══ Recorded data ══

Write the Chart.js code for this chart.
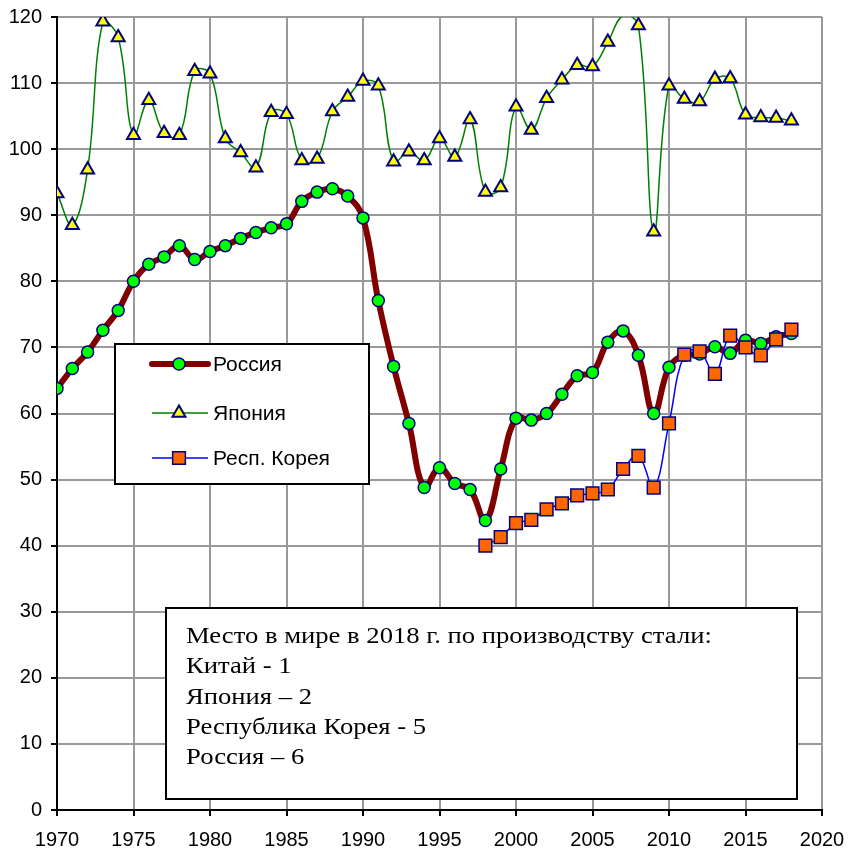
<!DOCTYPE html>
<html>
<head>
<meta charset="utf-8">
<script src="https://cdn.jsdelivr.net/npm/chart.js@4"></script>
<style>
  html, body { margin: 0; padding: 0; background: #fff; }
  #wrap { position: relative; width: 848px; height: 855px; }
</style>
</head>
<body>
<div id="wrap"><canvas id="steel" width="848" height="855"></canvas></div>
<script>
// годы и производство стали, млн т
const years = [1970, 1971, 1972, 1973, 1974, 1975, 1976, 1977, 1978, 1979,
  1980, 1981, 1982, 1983, 1984, 1985, 1986, 1987, 1988, 1989,
  1990, 1991, 1992, 1993, 1994, 1995, 1996, 1997, 1998, 1999,
  2000, 2001, 2002, 2003, 2004, 2005, 2006, 2007, 2008, 2009,
  2010, 2011, 2012, 2013, 2014, 2015, 2016, 2017, 2018];

const russia = [63.8, 66.8, 69.3, 72.6, 75.6, 80.0, 82.6, 83.7, 85.4, 83.3,
  84.5, 85.4, 86.5, 87.4, 88.1, 88.7, 92.1, 93.5, 94.0, 92.9,
  89.6, 77.1, 67.1, 58.5, 48.8, 51.8, 49.4, 48.5, 43.8, 51.6,
  59.3, 59.0, 60.0, 62.9, 65.7, 66.2, 70.8, 72.5, 68.8, 60.0,
  67.0, 68.8, 69.0, 70.1, 69.1, 71.1, 70.6, 71.6, 72.1];

const japan = [93.3, 88.5, 96.9, 119.3, 116.9, 102.1, 107.4, 102.4, 102.1, 111.8,
  111.4, 101.6, 99.5, 97.2, 105.6, 105.3, 98.3, 98.5, 105.7, 107.9,
  110.3, 109.6, 98.1, 99.6, 98.3, 101.6, 98.8, 104.5, 93.5, 94.2,
  106.4, 102.9, 107.7, 110.5, 112.7, 112.5, 116.2, 120.2, 118.7, 87.5,
  109.6, 107.6, 107.2, 110.6, 110.7, 105.2, 104.8, 104.7, 104.3];

const koreaYears = [1998, 1999, 2000, 2001, 2002, 2003, 2004, 2005, 2006, 2007,
  2008, 2009, 2010, 2011, 2012, 2013, 2014, 2015, 2016, 2017, 2018];
const korea = [40.0, 41.3, 43.4, 43.9, 45.5, 46.4, 47.6, 47.9, 48.5, 51.6,
  53.6, 48.8, 58.5, 68.9, 69.4, 66.0, 71.8, 70.0, 68.8, 71.2, 72.7];

const legendNames = ["Россия", "Япония", "Респ. Корея"];
const noteLines = [
  "Место в мире в 2018 г. по производству стали:",
  "Китай - 1",
  "Япония \u2013 2",
  "Республика Корея - 5",
  "Россия \u2013 6"
];

function pairs(xs, ys) {
  return xs.map(function (x, i) { return { x: x, y: ys[i] }; });
}

// легенда и надпись внутри графика
const boxesPlugin = {
  id: "boxes",
  afterDraw: function (chart) {
    const ctx = chart.ctx;
    ctx.save();

    // легенда
    ctx.fillStyle = "#fff";
    ctx.fillRect(115, 344, 254, 140);
    ctx.strokeStyle = "#000";
    ctx.lineWidth = 2;
    ctx.strokeRect(115, 344, 254, 140);

    const rows = [364, 413, 458];
    chart.data.datasets.forEach(function (ds, i) {
      const y = rows[i];
      const po = chart.getDatasetMeta(i).data[0].options;
      ctx.strokeStyle = ds.borderColor;
      ctx.lineWidth = ds.borderWidth;
      ctx.lineCap = i === 0 ? "round" : "butt";
      ctx.beginPath();
      ctx.moveTo(152, y);
      ctx.lineTo(208, y);
      ctx.stroke();
      ctx.fillStyle = po.backgroundColor;
      ctx.strokeStyle = po.borderColor;
      ctx.lineWidth = po.borderWidth;
      Chart.helpers.drawPoint(ctx, {
        pointStyle: po.pointStyle,
        radius: po.radius,
        rotation: 0,
        borderWidth: po.borderWidth
      }, 179, y);
      ctx.fillStyle = "#000";
      ctx.font = "21px 'Liberation Sans', Arial, sans-serif";
      ctx.textBaseline = "middle";
      ctx.textAlign = "left";
      ctx.fillText(ds.label, 213, y + 1);
    });

    // надпись
    ctx.fillStyle = "#fff";
    ctx.fillRect(166, 608, 631, 191);
    ctx.strokeStyle = "#000";
    ctx.lineWidth = 2;
    ctx.strokeRect(166, 608, 631, 191);
    ctx.fillStyle = "#000";
    ctx.font = "24px 'Liberation Serif', 'Times New Roman', serif";
    ctx.textBaseline = "alphabetic";
    ctx.translate(186, 0);
    ctx.scale(1.11, 1);
    noteLines.forEach(function (t, i) {
      ctx.fillText(t, 0, 643 + i * 30.3);
    });

    ctx.restore();
  }
};

new Chart(document.getElementById("steel"), {
  type: "line",
  data: {
    datasets: [
      {
        label: legendNames[0],
        data: pairs(years, russia),
        borderColor: "#800000",
        borderWidth: 6,
        pointStyle: "circle",
        pointRadius: 6,
        pointBackgroundColor: "#00ff00",
        pointBorderColor: "#000080",
        pointBorderWidth: 1.5,
        order: 2
      },
      {
        label: legendNames[1],
        data: pairs(years, japan),
        borderColor: "#008000",
        borderWidth: 1.5,
        pointStyle: "triangle",
        pointRadius: function (c) { return c.raw && c.raw.y > 120 ? 0 : 7.5; },
        pointBackgroundColor: "#ffff00",
        pointBorderColor: "#000080",
        pointBorderWidth: 2,
        order: 1
      },
      {
        label: legendNames[2],
        data: pairs(koreaYears, korea),
        borderColor: "#0000ff",
        borderWidth: 1.5,
        pointStyle: "rect",
        pointRadius: 9,
        pointBackgroundColor: "#ff6600",
        pointBorderColor: "#000080",
        pointBorderWidth: 1.5,
        order: 0
      }
    ]
  },
  options: {
    responsive: false,
    animation: false,
    layout: { padding: { top: 17, right: 26, left: 0, bottom: 0 } },
    plugins: {
      legend: { display: false },
      tooltip: { enabled: false }
    },
    elements: { line: { tension: 0.4 } },
    scales: {
      x: {
        type: "linear",
        min: 1970,
        max: 2020,
        afterFit: function (s) {
          s.height = 45;
          s.paddingLeft = 0;
          s.paddingRight = 0;
        },
        ticks: {
          stepSize: 5,
          padding: 12,
          color: "#000",
          font: { size: 20, family: "'Liberation Sans', Arial, sans-serif" },
          callback: function (v) { return String(v); },
          maxRotation: 0
        },
        grid: { color: "#999", lineWidth: 2, tickColor: "#000", tickLength: 6 },
        border: { color: "#000", width: 2 }
      },
      y: {
        min: 0,
        max: 120,
        afterFit: function (s) {
          s.width = 57;
          s.paddingTop = 0;
          s.paddingBottom = 0;
        },
        ticks: {
          stepSize: 10,
          padding: 9,
          color: "#000",
          font: { size: 20, family: "'Liberation Sans', Arial, sans-serif" }
        },
        grid: { color: "#999", lineWidth: 2, tickColor: "#000", tickLength: 6 },
        border: { color: "#000", width: 2 }
      }
    }
  },
  plugins: [boxesPlugin]
});
</script>
</body>
</html>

═══

■ **Set task**:
Go from the first line of the data above to the line containing "109.6, 107.6, 107.2, 110.6, 110.7, 105.2, 104.8, 104.7, 104.3];" and retype exactly those lines, both included, but none of the pictures.

■ **Response to this task**:
Write the Chart.js code for this chart.
<!DOCTYPE html>
<html>
<head>
<meta charset="utf-8">
<script src="https://cdn.jsdelivr.net/npm/chart.js@4"></script>
<style>
  html, body { margin: 0; padding: 0; background: #fff; }
  #wrap { position: relative; width: 848px; height: 855px; }
</style>
</head>
<body>
<div id="wrap"><canvas id="steel" width="848" height="855"></canvas></div>
<script>
// годы и производство стали, млн т
const years = [1970, 1971, 1972, 1973, 1974, 1975, 1976, 1977, 1978, 1979,
  1980, 1981, 1982, 1983, 1984, 1985, 1986, 1987, 1988, 1989,
  1990, 1991, 1992, 1993, 1994, 1995, 1996, 1997, 1998, 1999,
  2000, 2001, 2002, 2003, 2004, 2005, 2006, 2007, 2008, 2009,
  2010, 2011, 2012, 2013, 2014, 2015, 2016, 2017, 2018];

const russia = [63.8, 66.8, 69.3, 72.6, 75.6, 80.0, 82.6, 83.7, 85.4, 83.3,
  84.5, 85.4, 86.5, 87.4, 88.1, 88.7, 92.1, 93.5, 94.0, 92.9,
  89.6, 77.1, 67.1, 58.5, 48.8, 51.8, 49.4, 48.5, 43.8, 51.6,
  59.3, 59.0, 60.0, 62.9, 65.7, 66.2, 70.8, 72.5, 68.8, 60.0,
  67.0, 68.8, 69.0, 70.1, 69.1, 71.1, 70.6, 71.6, 72.1];

const japan = [93.3, 88.5, 96.9, 119.3, 116.9, 102.1, 107.4, 102.4, 102.1, 111.8,
  111.4, 101.6, 99.5, 97.2, 105.6, 105.3, 98.3, 98.5, 105.7, 107.9,
  110.3, 109.6, 98.1, 99.6, 98.3, 101.6, 98.8, 104.5, 93.5, 94.2,
  106.4, 102.9, 107.7, 110.5, 112.7, 112.5, 116.2, 120.2, 118.7, 87.5,
  109.6, 107.6, 107.2, 110.6, 110.7, 105.2, 104.8, 104.7, 104.3];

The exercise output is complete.